É interessante que a Jana queira que a Apple crie um controle parental nos dispositivos. Mas, francamente, nada tem impedido que os pais ponham em práticas as ações acima, como determinar uma regra para uso de telefone durante o café da manhã ou o jantar. Seria melhor os pais entenderem melhor o que é bullying, sobre privacidade e sobre as redes sociais que seus filhos utilizam.
A Jana quer, entre outras recomendações sensíveis, uma atualização de produto que visa o lucro. A Jana Partner e o Fundo de previdência dos professores do Estado da Califórnia detêm cerca de US$ 2 bilhões em ações da Apple. Barry Rosenstein, uma das fundadoras da Jana e uma das autoras da carta, é conhecida por ser uma investidora ativista e, historicamente, as recomendações dela resultam em grandes margens de lucro para fundos especulativos.
De fato, é possível até imaginar a campanha de marketing para um potencial update utilizando a mesma linguagem da carta: há muitas pesquisas de longo termo sobre o impacto de dispositivos inteligentes nas crianças, mas nenhuma delas fala sobre os potenciais riscos destes aparelhos para este público. A Apple pode promover sua responsabilidade em proteger as crianças, criando uma nova tendência entre competidores com novos controles parentais.
Os consumidores podem amar a ideia de automatizar este aspecto de cuidado dos pais e, como a Jana Partners bem sabe, os investidores vão adorar.
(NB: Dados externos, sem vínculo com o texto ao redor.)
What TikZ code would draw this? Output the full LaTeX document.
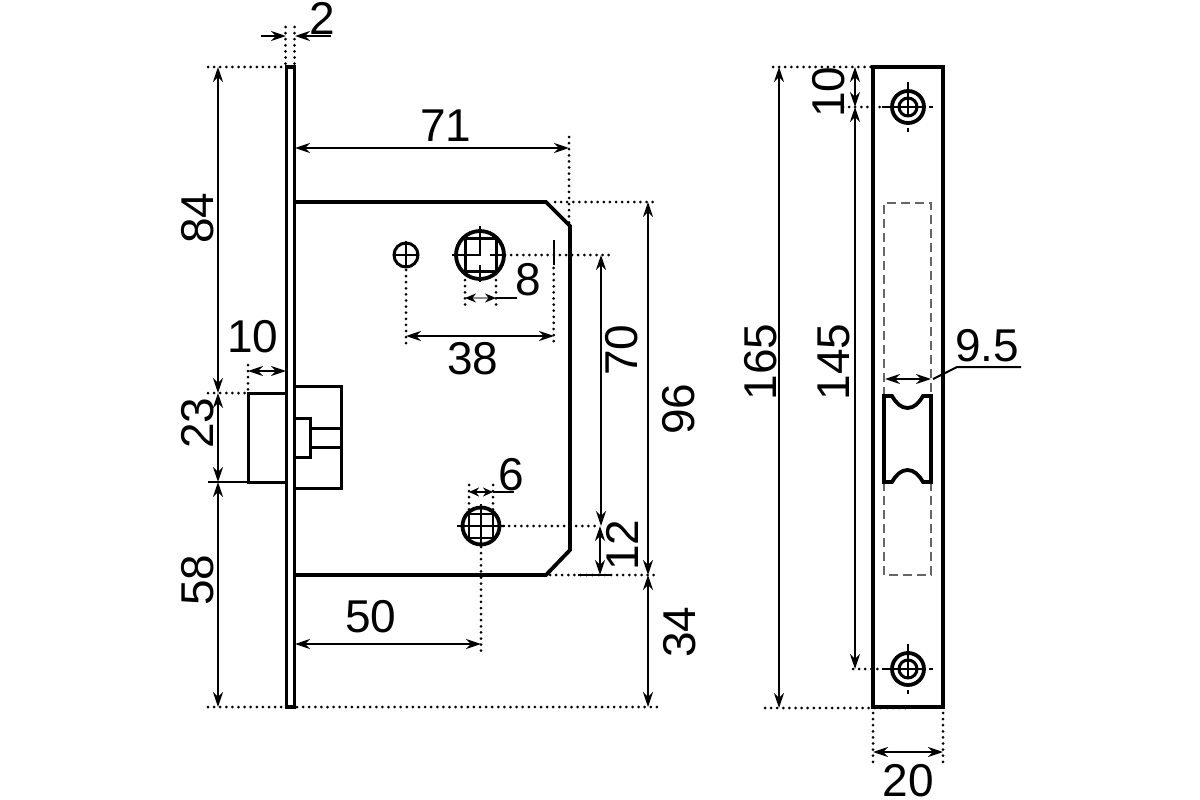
\documentclass[tikz,border=0pt]{standalone}
\usepackage{fontspec}
\setmainfont{Liberation Sans}
\usetikzlibrary{arrows.meta}
\tikzset{
  x=1pt,y=-1pt,
  thick line/.style={line width=3.8pt,line join=miter},
  plate line/.style={line width=3.2pt,line join=miter},
  med line/.style={line width=3pt},
  thin line/.style={line width=2.2pt},
  dotline/.style={line width=3pt,line cap=round,dash pattern=on 0pt off 6.1pt},
  dimline/.style={line width=2.2pt,{Stealth[length=15pt,width=10pt]}-{Stealth[length=15pt,width=10pt]}},
  dimend/.style={line width=2.2pt,-{Stealth[length=15pt,width=10pt]}},
  hiddenline/.style={line width=1.4pt,draw=black!60,dash pattern=on 9pt off 5pt},
  num/.style={inner sep=0pt,font=\fontsize{46}{46}\selectfont},
  numr/.style={num,rotate=90},
}
\begin{document}
\begin{tikzpicture}
\useasboundingbox (0,0) rectangle (1200,800);
\fill[white] (0,0) rectangle (1200,800);

% front plate and body
\draw[plate line] (286.3,67) rectangle (294.7,707);
\draw[thick line] (294.7,202) -- (546,202) -- (570,226) -- (570,550) -- (546,575) -- (294.7,575);
% bolt
\draw[med line] (285,393) -- (248,393) -- (248,482) -- (285,482);
\draw[med line] (296,386) -- (341,386) -- (341,488) -- (296,488);
\draw[med line] (296,418) -- (310,418) -- (310,457) -- (296,457);
\draw[med line] (310,428) -- (341,428) (310,447) -- (341,447);

% top holes
\draw[med line] (406,255) circle (12);
\draw[thin line] (393,255) -- (419,255) (406,241) -- (406,268);
\draw[thick line] (480,255) circle (24);
\draw[med line] (465,238) rectangle (496,271);
\draw[thin line] (452,255) -- (480,255) -- (480,226) (490,255) -- (505,255) (480,265) -- (480,282);
\draw[thin line] (553.7,240) -- (553.7,265);
% bottom hole
\draw[thick line] (481,526) circle (18.5);
\draw[thin line] (469,514) rectangle (493,538);
\draw[thin line] (457,526) -- (505,526) (481,504) -- (481,546);

% dotted extensions, body
\draw[dotline] (505,255) -- (610,255);
\draw[dotline] (406,270) -- (406,346);
\draw[dotline] (553.7,268) -- (553.7,346);
\draw[dotline] (465,274) -- (465,306);
\draw[dotline] (496,274) -- (496,306);
\draw[dotline] (469,485) -- (469,512);
\draw[dotline] (493,485) -- (493,512);
\draw[dotline] (503,526) -- (600,526);
\draw[dotline] (481,547) -- (481,655);
\draw[dotline] (569,137) -- (569,226);
\draw[dotline] (555,202) -- (658,202);
\draw[dotline] (550,575) -- (658,575);
\draw[thin line] (578,575) -- (611,575);
\draw[dotline] (208,67) -- (282,67);
\draw[dotline] (208,393) -- (248,393);
\draw[dotline] (248,365) -- (248,393);
\draw[thin line] (208,482) -- (248,482);
\draw[dotline] (208,707) -- (284,707);
\draw[dotline] (297,707) -- (658,707);
\draw[dotline] (285.5,27) -- (285.5,64);
\draw[dotline] (294.5,27) -- (294.5,64);

% dimensions, body
\draw[dimend] (261,36) -- (286,36);
\draw[dimend] (331,36) -- (295,36);
\draw[dimline] (295,148) -- (569,148);
\draw[dimline] (218,67) -- (218,393);
\draw[dimline] (218,393) -- (218,482);
\draw[dimline] (218,482) -- (218,707);
\draw[dimline] (248,371) -- (286,371);
\draw[dimline] (406,336) -- (554,336);
\draw[line width=2.2pt,draw=black!45,{Stealth[length=11pt,width=9pt,color=black]}-{Stealth[length=11pt,width=9pt,color=black]}] (465,298) -- (496,298);
\draw[line width=2.4pt] (496,298) -- (517,298);
\draw[dimline,{Stealth[length=10pt,width=9pt]}-{Stealth[length=10pt,width=9pt]}] (469,492) -- (493,492);
\draw[line width=2.4pt] (493,492) -- (514,492);
\draw[dimline] (601,255) -- (601,526);
\draw[dimline] (600,526) -- (600,575);
\draw[dimline] (648,202) -- (648,575);
\draw[dimline] (648,575) -- (648,707);
\draw[dimline] (295,644) -- (481,644);

% strike plate
\draw[thick line] (873,67) rectangle (943,707);
\draw[hiddenline] (884,396) -- (884,203) -- (931,203) -- (931,396);
\draw[hiddenline] (884,482) -- (884,575) -- (931,575) -- (931,482);
\draw[thick line] (892,396) -- (884,396) -- (884,482) -- (892,482)
  .. controls (896,475) and (901,470) .. (907.5,470)
  .. controls (914,470) and (919,475) .. (923,482) -- (931,482) -- (931,396) -- (923,396)
  .. controls (919,403) and (914,408) .. (907.5,408)
  .. controls (901,408) and (896,403) .. (892,396) -- cycle;
% screws
\foreach \cy in {107,669}{
  \draw[thick line] (908,\cy) circle (16);
  \draw[med line] (908,\cy) circle (9);
  \draw[thin line] (882,\cy) -- (924,\cy) (908,{\cy-25}) -- (908,{\cy+8});
  \draw[thin line] (929,\cy) -- (933,\cy) (908,{\cy+21}) -- (908,{\cy+25});
}
% dotted extensions, strike plate
\draw[dotline] (773,67) -- (900,67);
\draw[dotline] (765,708) -- (908,708);
\draw[dotline] (843,107) -- (880,107);
\draw[dotline] (853,669) -- (880,669);
\draw[dotline] (873,713) -- (873,763);
\draw[dotline] (943,713) -- (943,763);
% dimensions, strike plate
\draw[dimline] (779,67) -- (779,708);
\draw[dimline] (855,67) -- (855,107);
\draw[dimline] (855,107) -- (855,669);
\draw[dimline] (873,752) -- (943,752);
\draw[dimline] (885,379) -- (931,379);
\draw[line width=2pt] (933,379) -- (957,367) -- (1021,367);

% labels
\node[num] (l2) at (322,18) {2};
\node[num] (l71) at (446,126) {71};
\node[numr] (l84) at (198,218) {84};
\node[num] (l10a) at (253,337) {10};
\node[numr] (l23) at (198,423) {23};
\node[numr] (l58) at (198,580) {58};
\node[num] (l50) at (371,617) {50};
\node[num] (l38) at (473,359) {38};
\node[num] (l8) at (528,280) {8};
\node[numr] (l70) at (622,350) {70};
\node[numr] (l96) at (679,409) {96};
\node[num] (l6) at (511,475) {6};
\node[numr] (l12) at (622,545) {12};
\node[numr] (l34) at (680,632) {34};
\node[numr] (l165) at (761,362) {165};
\node[numr] (l145) at (834,362) {145};
\node[numr] (l10b) at (829,92) {10};
\node[num] (l95) at (987,346) {9.5};
\node[num] (l20) at (908,781) {20};
\end{tikzpicture}
\end{document}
Em resposta à carta aberta, a Apple confirmou seu compromisso com proteção parental para crianças e disse que está trabalhando em “novos recursos e melhorias” para seus produtos.
“A Apple sempre teve cuidado com as crianças, e nós trabalhamos duro para criar produtos poderosos que inspiram, entretem e educam as crianças, enquanto também ajudamos os pais a protegê-las online”, disse um porta-voz da Apple em um comunicado enviado à Bloomberg nesta terça-feira (9). Além disso, o representante da empresa disse que “temos novos recursos e melhorias planejadas para o futuro para adicionar funcionalidades e fazer estas ferramentas [de controle parental] ainda mais robustas.”